BRIEF:
Without including the pictures, copy out every line below.

DATASET CONTENT:
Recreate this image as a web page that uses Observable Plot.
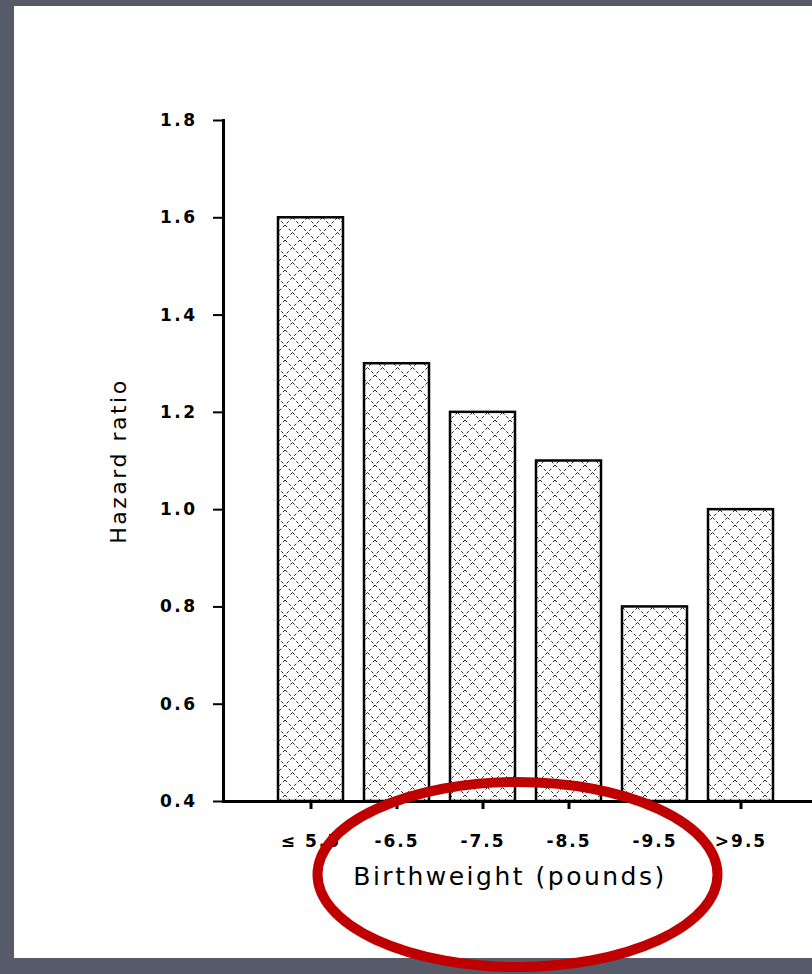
<!DOCTYPE html>
<html>
<head>
<meta charset="utf-8">
<script src="https://cdn.jsdelivr.net/npm/d3@7"></script>
<script src="https://cdn.jsdelivr.net/npm/@observablehq/plot@0.6"></script>
<style>
  html, body { margin: 0; padding: 0; width: 812px; height: 974px; overflow: hidden; background: #565a69; }
  #panel { position: absolute; left: 14px; top: 6px; width: 798px; height: 952px; background: #fff; }
  #chart { position: absolute; left: 0; top: 0; }
</style>
</head>
<body>
<div id="panel"></div>
<div id="chart"></div>
<script>
// Birthweight groups and hazard ratios
const categories = ["≤ 5.5", "-6.5", "-7.5", "-8.5", "-9.5", ">9.5"];
const hazardRatios = [1.6, 1.3, 1.2, 1.1, 0.8, 1.0];
const yTicks = [0.4, 0.6, 0.8, 1.0, 1.2, 1.4, 1.6, 1.8];
const yLabel = "Hazard ratio";
const xLabel = "Birthweight (pounds)";

const data = categories.map((group, i) => ({group, hr: hazardRatios[i]}));
const base = yTicks[0];

const W = 812, H = 974;
const mLeft = 223, mRight = 0, mTop = 120, mBottom = 173;

const chart = Plot.plot({
  width: W,
  height: H,
  marginLeft: mLeft,
  marginRight: mRight,
  marginTop: mTop,
  marginBottom: mBottom,
  style: {background: "transparent", fontFamily: "DejaVu Sans, sans-serif", color: "#000", overflow: "visible"},
  x: {domain: categories, paddingInner: 0.25, paddingOuter: 0.525, align: 0.58, axis: null},
  y: {domain: [base, yTicks[yTicks.length - 1]], axis: null},
  marks: [
    Plot.barY(data, {x: "group", y1: base, y2: "hr", fill: "url(#hatch)", stroke: "#000", strokeWidth: 2.5}),
    Plot.ruleY([base], {strokeWidth: 3}),
    Plot.frame({anchor: "left", strokeWidth: 3}),
    Plot.axisY({ticks: yTicks, tickSize: 10, tickPadding: 16, tickFormat: d3.format(".1f"),
      fontSize: 17, fontWeight: "bold", strokeWidth: 2, label: null}),
    Plot.axisX({tickSize: 8, tickPadding: 25, fontSize: 17, fontWeight: "bold", strokeWidth: 3, label: null}),
    Plot.text([yLabel], {frameAnchor: "left", textAnchor: "middle", dx: -105, rotate: -90, fontSize: 22}),
    Plot.text([xLabel], {frameAnchor: "bottom", dx: -8, dy: 83, fontSize: 25})
  ]
});

document.getElementById("chart").appendChild(chart);

// Dashed cross-hatch fill for the bars
const svg = d3.select(chart);
const defs = svg.insert("defs", ":first-child");
const pat = defs.append("pattern")
  .attr("id", "hatch")
  .attr("patternUnits", "userSpaceOnUse")
  .attr("width", 15).attr("height", 15);
pat.append("rect").attr("width", 15).attr("height", 15).attr("fill", "#fff");
pat.append("path")
  .attr("d", "M0,0L15,15M15,0L0,15")
  .attr("stroke", "#222")
  .attr("stroke-width", 1)
  .attr("stroke-dasharray", "3,2.3");

// Wider lettering for the labels
svg.selectAll("g[aria-label='x-axis tick label'] text").attr("letter-spacing", "2px");
svg.selectAll("g[aria-label='y-axis tick label'] text").attr("letter-spacing", "2.5px");
svg.selectAll("g[aria-label='text'] text").attr("letter-spacing", "2.5px");

// Red highlight ring around the x-axis title
const frameCx = (mLeft + (W - mRight)) / 2;
const axisY = H - mBottom;
svg.append("ellipse")
  .attr("cx", frameCx)
  .attr("cy", axisY + 73.5)
  .attr("rx", 200)
  .attr("ry", 92.5)
  .attr("fill", "none")
  .attr("stroke", "#c00000")
  .attr("stroke-width", 10);
</script>
</body>
</html>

SOLUTION BELOW:
Recreate this image as a web page that uses Observable Plot.
<!DOCTYPE html>
<html>
<head>
<meta charset="utf-8">
<script src="https://cdn.jsdelivr.net/npm/d3@7"></script>
<script src="https://cdn.jsdelivr.net/npm/@observablehq/plot@0.6"></script>
<style>
  html, body { margin: 0; padding: 0; width: 812px; height: 974px; overflow: hidden; background: #565a69; }
  #panel { position: absolute; left: 14px; top: 6px; width: 798px; height: 952px; background: #fff; }
  #chart { position: absolute; left: 0; top: 0; }
</style>
</head>
<body>
<div id="panel"></div>
<div id="chart"></div>
<script>
// Birthweight groups and hazard ratios
const categories = ["≤ 5.5", "-6.5", "-7.5", "-8.5", "-9.5", ">9.5"];
const hazardRatios = [1.6, 1.3, 1.2, 1.1, 0.8, 1.0];
const yTicks = [0.4, 0.6, 0.8, 1.0, 1.2, 1.4, 1.6, 1.8];
const yLabel = "Hazard ratio";
const xLabel = "Birthweight (pounds)";

const data = categories.map((group, i) => ({group, hr: hazardRatios[i]}));
const base = yTicks[0];

const W = 812, H = 974;
const mLeft = 223, mRight = 0, mTop = 120, mBottom = 173;

const chart = Plot.plot({
  width: W,
  height: H,
  marginLeft: mLeft,
  marginRight: mRight,
  marginTop: mTop,
  marginBottom: mBottom,
  style: {background: "transparent", fontFamily: "DejaVu Sans, sans-serif", color: "#000", overflow: "visible"},
  x: {domain: categories, paddingInner: 0.25, paddingOuter: 0.525, align: 0.58, axis: null},
  y: {domain: [base, yTicks[yTicks.length - 1]], axis: null},
  marks: [
    Plot.barY(data, {x: "group", y1: base, y2: "hr", fill: "url(#hatch)", stroke: "#000", strokeWidth: 2.5}),
    Plot.ruleY([base], {strokeWidth: 3}),
    Plot.frame({anchor: "left", strokeWidth: 3}),
    Plot.axisY({ticks: yTicks, tickSize: 10, tickPadding: 16, tickFormat: d3.format(".1f"),
      fontSize: 17, fontWeight: "bold", strokeWidth: 2, label: null}),
    Plot.axisX({tickSize: 8, tickPadding: 25, fontSize: 17, fontWeight: "bold", strokeWidth: 3, label: null}),
    Plot.text([yLabel], {frameAnchor: "left", textAnchor: "middle", dx: -105, rotate: -90, fontSize: 22}),
    Plot.text([xLabel], {frameAnchor: "bottom", dx: -8, dy: 83, fontSize: 25})
  ]
});

document.getElementById("chart").appendChild(chart);

// Dashed cross-hatch fill for the bars
const svg = d3.select(chart);
const defs = svg.insert("defs", ":first-child");
const pat = defs.append("pattern")
  .attr("id", "hatch")
  .attr("patternUnits", "userSpaceOnUse")
  .attr("width", 15).attr("height", 15);
pat.append("rect").attr("width", 15).attr("height", 15).attr("fill", "#fff");
pat.append("path")
  .attr("d", "M0,0L15,15M15,0L0,15")
  .attr("stroke", "#222")
  .attr("stroke-width", 1)
  .attr("stroke-dasharray", "3,2.3");

// Wider lettering for the labels
svg.selectAll("g[aria-label='x-axis tick label'] text").attr("letter-spacing", "2px");
svg.selectAll("g[aria-label='y-axis tick label'] text").attr("letter-spacing", "2.5px");
svg.selectAll("g[aria-label='text'] text").attr("letter-spacing", "2.5px");

// Red highlight ring around the x-axis title
const frameCx = (mLeft + (W - mRight)) / 2;
const axisY = H - mBottom;
svg.append("ellipse")
  .attr("cx", frameCx)
  .attr("cy", axisY + 73.5)
  .attr("rx", 200)
  .attr("ry", 92.5)
  .attr("fill", "none")
  .attr("stroke", "#c00000")
  .attr("stroke-width", 10);
</script>
</body>
</html>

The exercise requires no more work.